(Saved data entries)
╭──

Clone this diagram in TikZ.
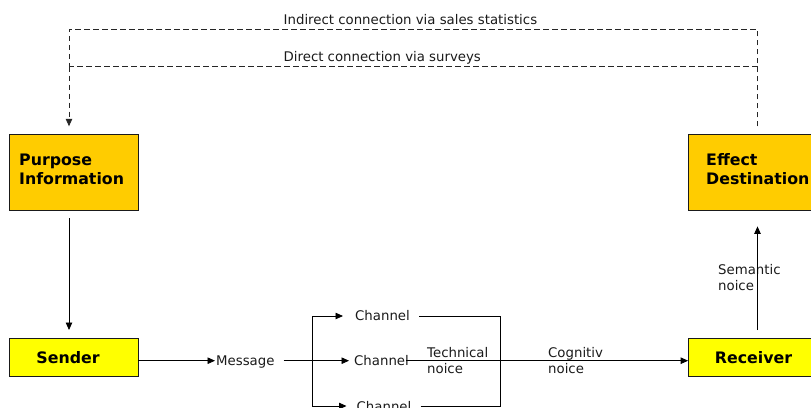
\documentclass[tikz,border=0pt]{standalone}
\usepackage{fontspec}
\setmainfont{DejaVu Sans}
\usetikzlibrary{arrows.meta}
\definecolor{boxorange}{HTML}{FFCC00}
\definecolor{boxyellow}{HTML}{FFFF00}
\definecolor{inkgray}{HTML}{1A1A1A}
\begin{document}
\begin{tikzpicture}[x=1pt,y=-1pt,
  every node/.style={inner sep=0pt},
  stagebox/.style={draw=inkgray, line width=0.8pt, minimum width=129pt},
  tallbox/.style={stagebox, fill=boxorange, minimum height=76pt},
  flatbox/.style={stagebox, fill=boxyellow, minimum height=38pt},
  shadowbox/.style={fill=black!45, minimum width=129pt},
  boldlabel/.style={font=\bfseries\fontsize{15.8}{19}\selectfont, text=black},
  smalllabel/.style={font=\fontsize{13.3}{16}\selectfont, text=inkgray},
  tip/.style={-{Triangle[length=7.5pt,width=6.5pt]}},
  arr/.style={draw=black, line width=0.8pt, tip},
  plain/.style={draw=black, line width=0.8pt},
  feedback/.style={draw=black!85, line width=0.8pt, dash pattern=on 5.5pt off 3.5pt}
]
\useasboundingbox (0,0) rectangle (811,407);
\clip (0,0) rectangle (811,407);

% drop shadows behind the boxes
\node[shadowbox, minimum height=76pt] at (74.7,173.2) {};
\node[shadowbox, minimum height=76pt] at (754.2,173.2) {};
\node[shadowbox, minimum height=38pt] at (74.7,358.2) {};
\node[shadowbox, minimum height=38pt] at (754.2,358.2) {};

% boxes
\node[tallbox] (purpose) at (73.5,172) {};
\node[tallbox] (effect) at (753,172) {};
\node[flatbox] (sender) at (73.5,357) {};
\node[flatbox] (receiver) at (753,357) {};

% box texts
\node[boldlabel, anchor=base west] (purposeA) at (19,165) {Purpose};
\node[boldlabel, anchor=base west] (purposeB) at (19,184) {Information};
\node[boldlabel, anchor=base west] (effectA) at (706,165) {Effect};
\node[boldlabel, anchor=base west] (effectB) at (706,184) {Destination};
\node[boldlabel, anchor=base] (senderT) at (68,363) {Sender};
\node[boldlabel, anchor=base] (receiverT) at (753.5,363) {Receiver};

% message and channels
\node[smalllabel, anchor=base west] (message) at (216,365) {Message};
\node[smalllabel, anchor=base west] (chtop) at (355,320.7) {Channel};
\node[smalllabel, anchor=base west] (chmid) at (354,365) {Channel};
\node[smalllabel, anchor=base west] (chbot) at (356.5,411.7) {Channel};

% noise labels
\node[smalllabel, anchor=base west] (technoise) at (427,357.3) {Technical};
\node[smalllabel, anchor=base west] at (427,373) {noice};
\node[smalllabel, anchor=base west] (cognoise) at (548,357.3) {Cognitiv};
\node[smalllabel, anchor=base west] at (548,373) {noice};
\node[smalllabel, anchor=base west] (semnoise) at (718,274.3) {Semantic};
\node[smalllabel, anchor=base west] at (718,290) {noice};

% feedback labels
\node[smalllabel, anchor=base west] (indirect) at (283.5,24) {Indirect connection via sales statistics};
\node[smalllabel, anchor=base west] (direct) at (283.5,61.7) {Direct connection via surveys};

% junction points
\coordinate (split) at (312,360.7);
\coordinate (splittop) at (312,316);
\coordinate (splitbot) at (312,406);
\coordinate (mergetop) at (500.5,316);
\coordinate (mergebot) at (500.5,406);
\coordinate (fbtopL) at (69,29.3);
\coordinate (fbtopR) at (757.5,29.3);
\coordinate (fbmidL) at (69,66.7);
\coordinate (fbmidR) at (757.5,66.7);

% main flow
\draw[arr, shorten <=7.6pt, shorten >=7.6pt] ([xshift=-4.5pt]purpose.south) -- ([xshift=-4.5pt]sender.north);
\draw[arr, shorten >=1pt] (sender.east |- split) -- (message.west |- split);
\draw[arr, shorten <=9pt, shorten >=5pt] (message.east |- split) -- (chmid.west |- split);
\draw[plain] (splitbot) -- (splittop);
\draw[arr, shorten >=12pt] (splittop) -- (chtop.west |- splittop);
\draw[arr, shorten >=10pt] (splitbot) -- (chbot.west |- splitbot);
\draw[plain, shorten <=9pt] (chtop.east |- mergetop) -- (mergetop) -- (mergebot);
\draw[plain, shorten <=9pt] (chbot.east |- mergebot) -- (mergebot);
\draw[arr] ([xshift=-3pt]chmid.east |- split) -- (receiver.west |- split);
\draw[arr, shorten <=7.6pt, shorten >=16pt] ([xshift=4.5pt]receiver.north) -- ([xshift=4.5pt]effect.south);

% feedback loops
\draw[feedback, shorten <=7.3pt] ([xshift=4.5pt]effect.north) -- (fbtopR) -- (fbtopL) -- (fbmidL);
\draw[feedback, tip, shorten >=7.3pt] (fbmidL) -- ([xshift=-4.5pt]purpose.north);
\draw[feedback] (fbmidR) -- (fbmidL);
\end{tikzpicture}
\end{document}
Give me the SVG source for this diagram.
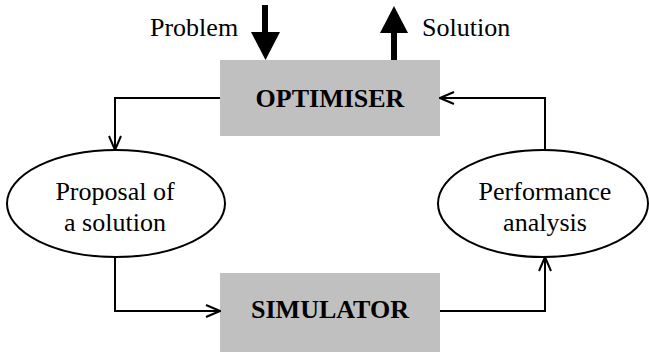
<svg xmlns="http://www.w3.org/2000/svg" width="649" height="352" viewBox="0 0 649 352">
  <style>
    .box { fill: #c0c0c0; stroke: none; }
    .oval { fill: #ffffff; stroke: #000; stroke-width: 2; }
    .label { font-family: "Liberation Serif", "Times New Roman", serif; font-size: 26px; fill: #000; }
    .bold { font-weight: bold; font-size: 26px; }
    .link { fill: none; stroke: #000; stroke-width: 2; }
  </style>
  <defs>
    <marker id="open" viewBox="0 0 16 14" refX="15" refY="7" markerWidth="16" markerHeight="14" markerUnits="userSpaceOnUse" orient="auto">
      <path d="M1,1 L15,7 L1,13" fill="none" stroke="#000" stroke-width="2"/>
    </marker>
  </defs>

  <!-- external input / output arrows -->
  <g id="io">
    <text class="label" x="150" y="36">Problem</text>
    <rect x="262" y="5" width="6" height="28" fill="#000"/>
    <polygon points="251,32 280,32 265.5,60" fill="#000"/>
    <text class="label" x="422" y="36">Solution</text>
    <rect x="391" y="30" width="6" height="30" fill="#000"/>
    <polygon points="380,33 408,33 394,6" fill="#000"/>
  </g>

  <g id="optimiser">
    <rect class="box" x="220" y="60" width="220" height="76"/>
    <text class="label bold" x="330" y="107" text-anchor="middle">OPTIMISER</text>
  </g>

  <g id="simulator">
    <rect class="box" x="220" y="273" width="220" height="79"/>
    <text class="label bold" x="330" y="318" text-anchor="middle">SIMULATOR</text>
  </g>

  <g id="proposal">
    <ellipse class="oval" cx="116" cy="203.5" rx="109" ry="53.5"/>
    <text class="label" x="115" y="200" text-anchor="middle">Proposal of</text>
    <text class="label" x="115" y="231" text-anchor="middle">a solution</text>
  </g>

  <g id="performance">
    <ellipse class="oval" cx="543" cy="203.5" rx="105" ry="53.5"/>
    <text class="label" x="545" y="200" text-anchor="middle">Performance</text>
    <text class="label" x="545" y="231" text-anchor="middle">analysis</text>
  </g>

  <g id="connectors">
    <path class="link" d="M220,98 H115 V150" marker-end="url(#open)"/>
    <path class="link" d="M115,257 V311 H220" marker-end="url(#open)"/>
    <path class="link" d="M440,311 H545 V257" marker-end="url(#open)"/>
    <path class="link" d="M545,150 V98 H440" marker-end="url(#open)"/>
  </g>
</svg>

╰──

▸ **Set task**
For the listing above, identify each line bearing "diagram".

▸ **Final answer**
Clone this diagram in TikZ.
Give me the SVG source for this diagram.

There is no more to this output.